A particle takes discrete steps $\sigma_1, \sigma_2, \sigma_3, \ldots, \sigma_n$ which take on values $+1$ or $-1$. However, $P(\sigma_i = +1) = p$ if $i$ is odd and $1-p$ if $i$ is even. Equivalently, $P(\sigma_i=-1)$ will be $1-p$ if $i$ is odd and $p$ if $i$ is even.
I am looking for the PMF of $M_n = \sigma_1 + \sigma_2 + \ldots + \sigma_n$. For large $n$ the solution using the central limit theorem is quite straightforward says that $M\sim N(0,n)$, a normal with zero mean and variance $n$.

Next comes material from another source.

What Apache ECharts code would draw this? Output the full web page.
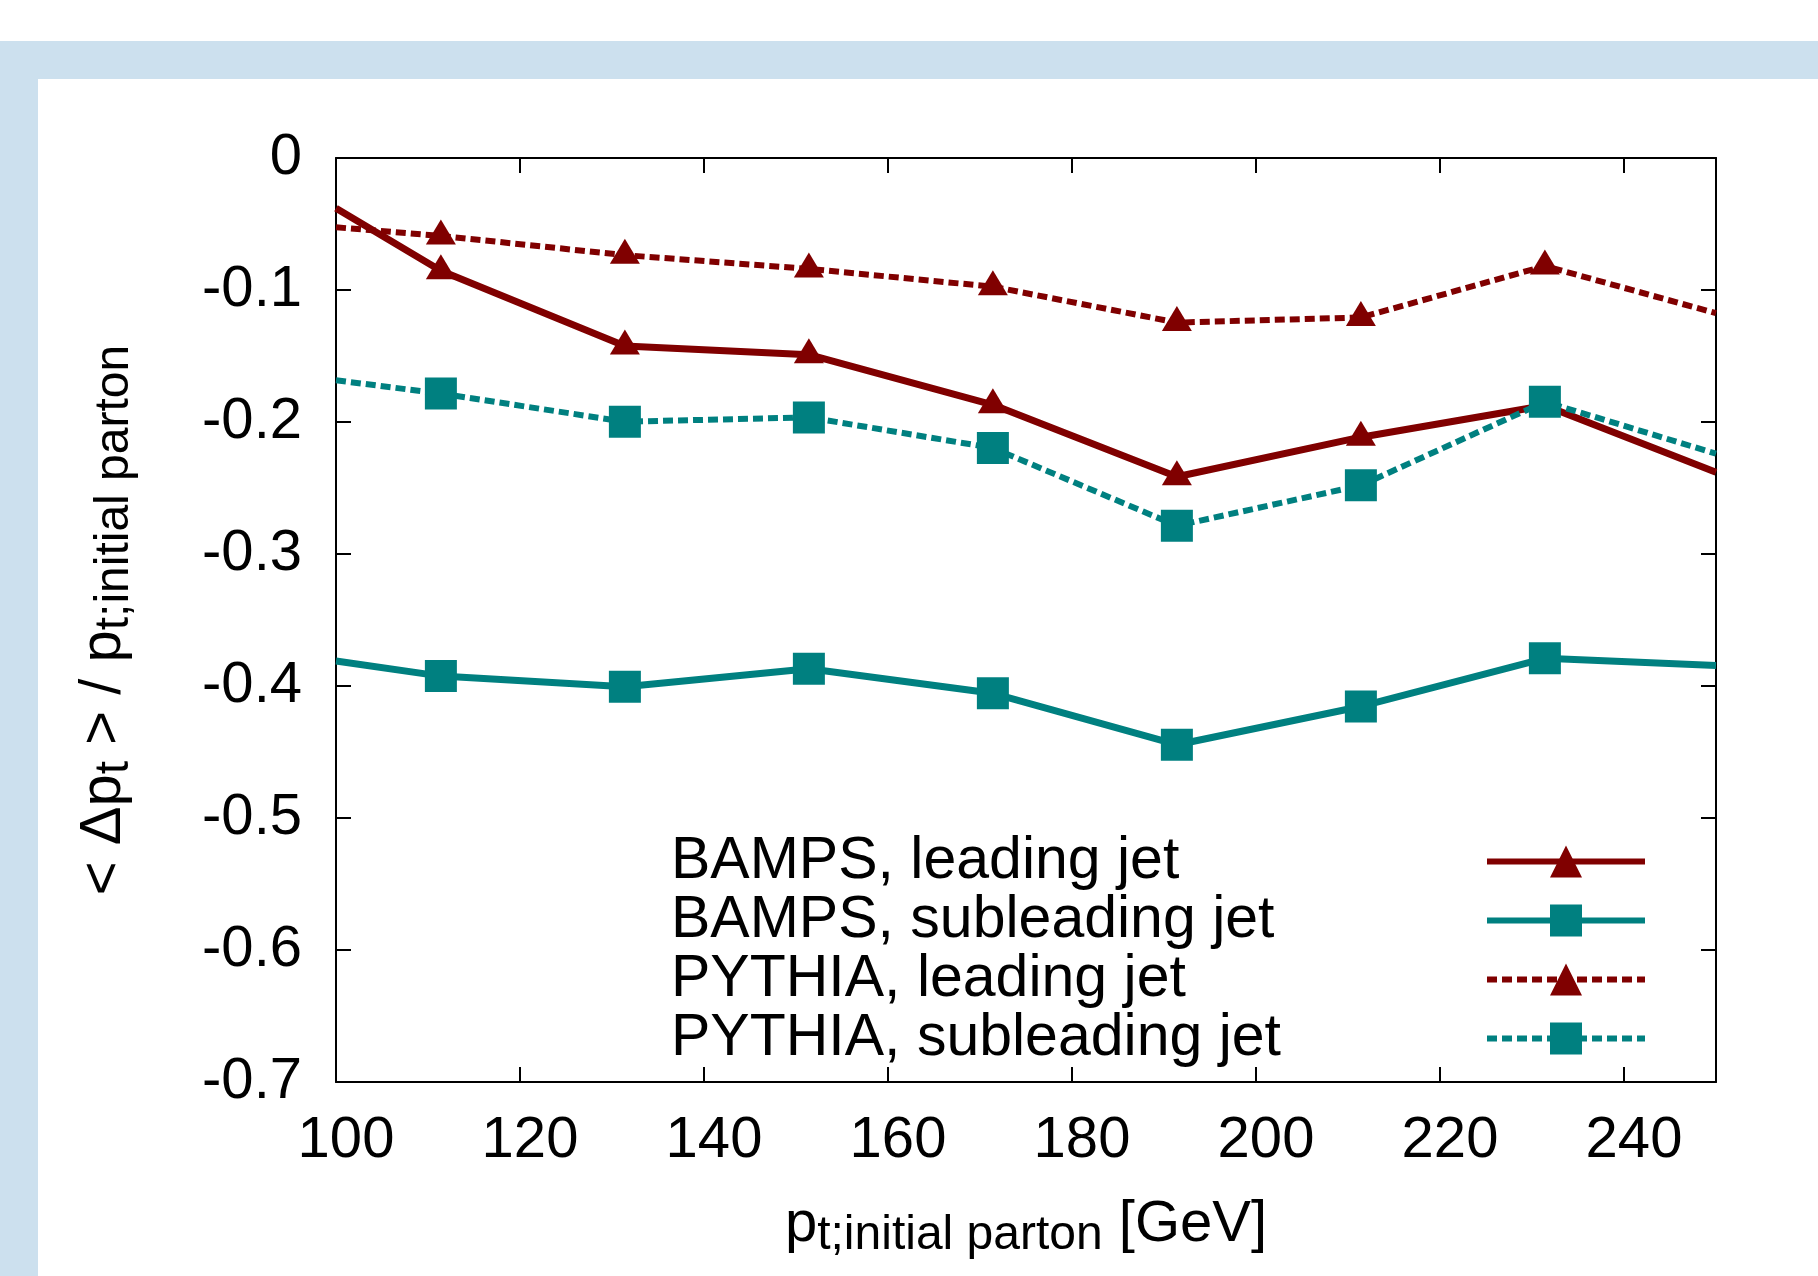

However, I am stuck at trying to find a solution for arbitrary n. So far, what I have tried is: write $M_n = M_o+ M_e$. For these M's I can compute their PMF, which is equivalent to the usual random walk. So let $n_o = n - Floor(n/2)$ and $n_e = Floor(n/2)$. Then, if $q=1-p$,
\begin{equation} P_{n_o}(M_o = m_o) = \binom{n_o}{\frac{n_o+m_o}{2}} p^{\frac{n_o+m_o}{2}} q^{\frac{n_o-m_o}{2}} \end{equation}
\begin{equation} P_{n_e}(M_e = m_e) = \binom{n_e}{\frac{n_e+m_e}{2}} q^{\frac{n_e+m_e}{2}} p^{\frac{n_e-m_e}{2}} \end{equation}
But now I would have to convolve these two PMFs, something which I have no idea how to do. I am not even sure this is a good approach (it sure is a messy one). Anyone has any idea to share?